Je me méfie des discours mettant en avant des écarts structurels, des écarts inexpliqués, et finalement l'idée qu'il existe des écarts licites. Par exemple, comme il y a plus de femmes à temps partiel, il serait normal que, globalement, les femmes gagnent moins. Sauf que le temps partiel est très souvent subi par les femmes. Inutile de débattre des écarts licites et des écarts illicites : les écarts s'expliquent par les inégalités existant dans notre société entre les hommes et les femmes, aussi bien sur le marché du travail que dans la vie privée.

Je ne sais pas si, à la faveur de la loi sur l'égalité professionnelle, vous pourrez travailler sur d'autres mesures. En effet, vous allez devoir transposer dans les trois ans la directive européenne sur le congé parental. Vous devrez également étudier la question du congé de maternité. Faut-il fixer sa durée à vingt semaines ? Tout le monde n'est pas d'accord. Personnellement, cela me semble beaucoup et je préférerais que l'on aménage le travail des femmes revenant de congé de maternité, pour leur permettre d'allaiter ou de rentrer plus tôt chez elles, et surtout que l'on accompagne leur retour dans la communauté du travail. Avoir un enfant n'enlève pas de compétences. Il faut lever l'opprobre qui pèse sur ces femmes et dissiper l'autocensure qu'elles s'imposent.

S'il faut travailler sur l'égalité salariale et l'égalité professionnelle au sens large, il importera aussi de travailler sur deux autres leviers : le temps partiel, même si ce n'est pas encore le moment et qu'il faut encore négocier et, surtout, la santé au travail, sur laquelle j'ai beaucoup travaillé avec l'Agence nationale pour l'amélioration des conditions de travail (ANACT).

Comme je l'ai montré dans mon rapport, la santé au travail n'est prise en compte que pour le salarié masculin, sous l'angle de la pénibilité au travail. Mais on ne prend pas en compte le risque de stress des femmes – ce risque est de 40 % supérieur à celui des hommes – ni leur risque de souffrir de troubles musculo-squelettiques. Il faut étudier ces sujets. Il convient également de travailler dans le cadre de l'accord national interprofessionnel sur le harcèlement et la violence au travail, et notamment sur le sexisme ordinaire. Il faut absolument faire des enquêtes dans les entreprises sur la souffrance que représente la non-reconnaissance des femmes, leur fragilisation, leurs problèmes d'identité au travail. Ce qui s'est passé à France Télécom montre bien que le bien-être des salariés passe par la reconnaissance de leur identité au travail, c'est-à-dire la reconnaissance de leurs compétences et de leur savoir-faire.

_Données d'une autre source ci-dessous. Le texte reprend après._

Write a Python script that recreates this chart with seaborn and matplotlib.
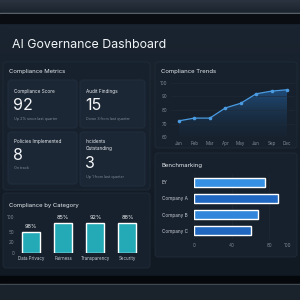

Il faut mettre sur la table la fragilisation des compétences féminines que leur impose autrui et qu'elles s'imposent à elles-mêmes. Par exemple, certaines femmes, parce qu'elles rentrent de congé de maternité, n'osent pas postuler. Il faut poser la question de la souffrance au travail qui résulte du sexisme. La DARES pourrait s'y intéresser et mener des enquêtes. Il faudrait mettre le mot « sexisme » sur la table.